*Written task*.
Identify every line in the records below that contains the word "standalone", and reproduce each one.

*Dataset entries*.
○ ○ ○

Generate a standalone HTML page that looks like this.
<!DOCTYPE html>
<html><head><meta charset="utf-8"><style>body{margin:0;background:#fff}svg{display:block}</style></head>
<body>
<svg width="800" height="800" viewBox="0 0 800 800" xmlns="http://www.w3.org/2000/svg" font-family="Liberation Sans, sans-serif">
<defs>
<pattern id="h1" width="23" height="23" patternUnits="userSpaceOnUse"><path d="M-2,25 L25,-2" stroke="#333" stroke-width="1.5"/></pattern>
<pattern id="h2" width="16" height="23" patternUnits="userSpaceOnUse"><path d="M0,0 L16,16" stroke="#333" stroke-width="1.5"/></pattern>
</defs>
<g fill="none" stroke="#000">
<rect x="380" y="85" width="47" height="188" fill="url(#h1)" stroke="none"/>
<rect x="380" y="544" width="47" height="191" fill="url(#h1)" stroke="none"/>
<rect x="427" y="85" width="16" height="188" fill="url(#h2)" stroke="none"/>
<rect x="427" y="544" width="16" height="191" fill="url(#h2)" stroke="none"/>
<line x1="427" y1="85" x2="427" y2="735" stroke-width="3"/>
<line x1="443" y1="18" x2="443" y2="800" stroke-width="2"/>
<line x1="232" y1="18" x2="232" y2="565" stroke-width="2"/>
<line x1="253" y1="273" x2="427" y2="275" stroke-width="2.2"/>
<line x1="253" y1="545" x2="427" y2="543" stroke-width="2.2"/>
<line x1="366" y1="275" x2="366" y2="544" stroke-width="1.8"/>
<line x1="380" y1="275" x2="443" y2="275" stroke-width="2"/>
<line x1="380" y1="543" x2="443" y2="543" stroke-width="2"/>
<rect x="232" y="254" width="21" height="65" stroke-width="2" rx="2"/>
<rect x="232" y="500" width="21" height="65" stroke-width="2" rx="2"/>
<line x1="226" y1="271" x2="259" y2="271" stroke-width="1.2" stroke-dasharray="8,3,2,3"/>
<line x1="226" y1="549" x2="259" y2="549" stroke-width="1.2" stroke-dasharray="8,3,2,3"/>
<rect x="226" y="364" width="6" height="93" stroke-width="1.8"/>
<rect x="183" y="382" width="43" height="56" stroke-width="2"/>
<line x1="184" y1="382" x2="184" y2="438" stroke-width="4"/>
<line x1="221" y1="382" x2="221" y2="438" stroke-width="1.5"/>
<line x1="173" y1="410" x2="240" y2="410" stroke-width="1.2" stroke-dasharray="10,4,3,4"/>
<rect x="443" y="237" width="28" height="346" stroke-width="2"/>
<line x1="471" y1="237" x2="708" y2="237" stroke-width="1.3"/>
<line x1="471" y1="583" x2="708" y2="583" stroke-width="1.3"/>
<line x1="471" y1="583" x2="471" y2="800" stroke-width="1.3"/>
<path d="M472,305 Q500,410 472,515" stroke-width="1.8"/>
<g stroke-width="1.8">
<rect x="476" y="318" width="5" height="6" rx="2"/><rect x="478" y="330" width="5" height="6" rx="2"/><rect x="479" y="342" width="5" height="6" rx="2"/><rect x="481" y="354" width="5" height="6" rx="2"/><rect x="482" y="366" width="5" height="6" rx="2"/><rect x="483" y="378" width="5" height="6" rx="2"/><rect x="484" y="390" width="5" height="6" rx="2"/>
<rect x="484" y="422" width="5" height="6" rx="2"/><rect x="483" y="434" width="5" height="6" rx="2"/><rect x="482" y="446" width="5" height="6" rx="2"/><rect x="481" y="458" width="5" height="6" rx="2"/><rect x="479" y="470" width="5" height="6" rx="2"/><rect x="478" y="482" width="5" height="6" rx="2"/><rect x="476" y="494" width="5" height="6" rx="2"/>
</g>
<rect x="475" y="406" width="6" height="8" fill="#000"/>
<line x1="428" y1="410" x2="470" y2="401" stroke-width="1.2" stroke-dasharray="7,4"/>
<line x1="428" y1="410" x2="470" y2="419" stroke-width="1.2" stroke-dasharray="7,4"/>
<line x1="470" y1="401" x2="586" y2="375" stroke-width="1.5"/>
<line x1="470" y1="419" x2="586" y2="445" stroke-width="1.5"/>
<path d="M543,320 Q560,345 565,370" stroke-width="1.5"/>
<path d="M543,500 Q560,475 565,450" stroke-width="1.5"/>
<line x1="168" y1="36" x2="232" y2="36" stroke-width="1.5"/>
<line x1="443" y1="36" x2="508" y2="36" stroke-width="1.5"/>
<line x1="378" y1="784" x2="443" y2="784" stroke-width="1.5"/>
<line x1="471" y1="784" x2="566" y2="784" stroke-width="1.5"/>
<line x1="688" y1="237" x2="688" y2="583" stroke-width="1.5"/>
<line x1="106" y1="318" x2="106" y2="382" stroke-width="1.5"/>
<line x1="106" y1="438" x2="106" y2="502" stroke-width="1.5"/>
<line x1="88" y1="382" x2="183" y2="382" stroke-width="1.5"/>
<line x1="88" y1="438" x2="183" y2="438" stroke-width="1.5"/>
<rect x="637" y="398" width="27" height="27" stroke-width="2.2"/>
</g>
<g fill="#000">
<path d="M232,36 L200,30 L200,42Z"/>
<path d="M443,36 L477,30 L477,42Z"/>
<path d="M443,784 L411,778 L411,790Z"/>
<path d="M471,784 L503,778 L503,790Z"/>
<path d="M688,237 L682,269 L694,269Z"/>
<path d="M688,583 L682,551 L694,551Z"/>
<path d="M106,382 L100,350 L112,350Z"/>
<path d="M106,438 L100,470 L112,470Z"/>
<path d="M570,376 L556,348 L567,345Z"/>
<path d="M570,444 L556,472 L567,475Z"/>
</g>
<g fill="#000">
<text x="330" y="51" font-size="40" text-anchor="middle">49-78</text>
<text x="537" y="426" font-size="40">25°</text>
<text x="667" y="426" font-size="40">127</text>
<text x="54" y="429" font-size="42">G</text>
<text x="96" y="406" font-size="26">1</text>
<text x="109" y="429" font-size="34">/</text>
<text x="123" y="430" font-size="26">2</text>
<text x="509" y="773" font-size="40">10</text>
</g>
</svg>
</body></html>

○ ○ ○

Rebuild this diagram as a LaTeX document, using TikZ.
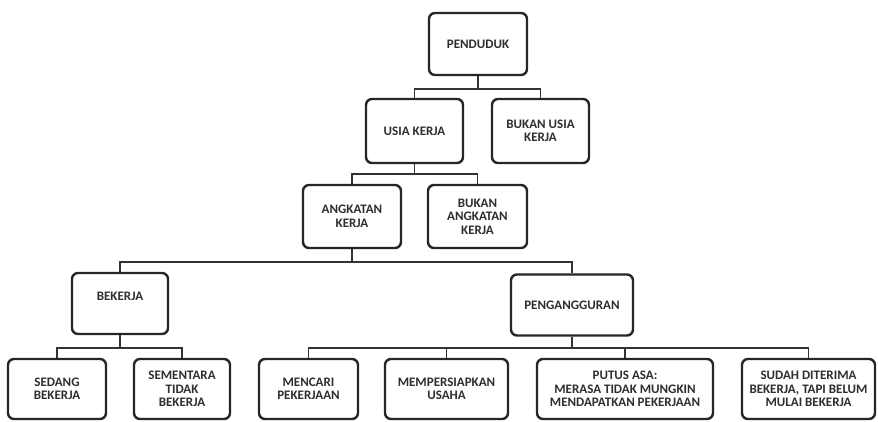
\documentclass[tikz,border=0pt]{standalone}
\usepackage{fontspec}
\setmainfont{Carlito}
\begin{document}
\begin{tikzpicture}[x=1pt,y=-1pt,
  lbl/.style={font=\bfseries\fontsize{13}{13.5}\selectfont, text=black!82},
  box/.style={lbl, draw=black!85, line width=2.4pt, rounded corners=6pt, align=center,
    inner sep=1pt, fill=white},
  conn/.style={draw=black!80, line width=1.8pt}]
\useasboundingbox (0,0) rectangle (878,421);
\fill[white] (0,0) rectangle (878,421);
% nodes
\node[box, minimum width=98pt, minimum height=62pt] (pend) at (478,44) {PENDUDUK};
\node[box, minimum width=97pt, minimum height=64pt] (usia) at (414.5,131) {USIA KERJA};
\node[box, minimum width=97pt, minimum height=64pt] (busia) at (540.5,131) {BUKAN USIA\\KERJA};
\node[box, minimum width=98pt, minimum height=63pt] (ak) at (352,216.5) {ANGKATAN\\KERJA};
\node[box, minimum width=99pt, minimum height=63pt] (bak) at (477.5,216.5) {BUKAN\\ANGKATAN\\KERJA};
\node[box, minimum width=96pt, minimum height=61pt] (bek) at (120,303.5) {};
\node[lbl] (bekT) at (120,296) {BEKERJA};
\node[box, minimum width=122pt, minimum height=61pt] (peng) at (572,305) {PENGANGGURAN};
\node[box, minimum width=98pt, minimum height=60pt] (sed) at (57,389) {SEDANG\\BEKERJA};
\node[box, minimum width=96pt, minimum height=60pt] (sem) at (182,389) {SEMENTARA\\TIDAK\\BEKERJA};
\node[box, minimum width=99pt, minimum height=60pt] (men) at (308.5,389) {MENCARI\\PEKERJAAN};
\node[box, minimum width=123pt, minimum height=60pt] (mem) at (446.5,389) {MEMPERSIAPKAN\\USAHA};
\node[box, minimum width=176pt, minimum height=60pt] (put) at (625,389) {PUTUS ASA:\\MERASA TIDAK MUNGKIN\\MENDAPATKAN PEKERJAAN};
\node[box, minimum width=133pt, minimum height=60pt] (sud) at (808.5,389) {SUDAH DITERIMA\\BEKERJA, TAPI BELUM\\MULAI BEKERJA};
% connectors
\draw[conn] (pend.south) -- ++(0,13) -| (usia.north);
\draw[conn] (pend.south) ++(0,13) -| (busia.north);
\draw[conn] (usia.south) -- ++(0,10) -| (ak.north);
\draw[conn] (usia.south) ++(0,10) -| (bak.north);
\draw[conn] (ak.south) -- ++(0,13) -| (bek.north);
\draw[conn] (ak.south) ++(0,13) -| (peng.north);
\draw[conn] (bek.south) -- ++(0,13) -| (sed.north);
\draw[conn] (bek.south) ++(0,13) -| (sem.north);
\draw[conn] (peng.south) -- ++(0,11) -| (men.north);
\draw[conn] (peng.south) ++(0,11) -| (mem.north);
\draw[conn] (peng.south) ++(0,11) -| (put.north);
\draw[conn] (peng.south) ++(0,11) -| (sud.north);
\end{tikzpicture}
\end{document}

○ ○ ○

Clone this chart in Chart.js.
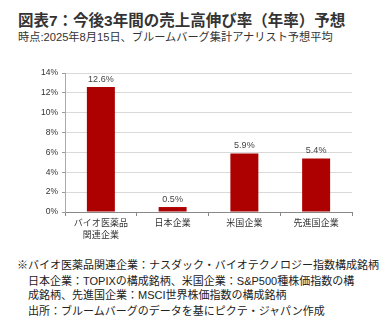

○ ○ ○

*Output of the exercise*.
Generate a standalone HTML page that looks like this.
\documentclass[tikz,border=0pt]{standalone}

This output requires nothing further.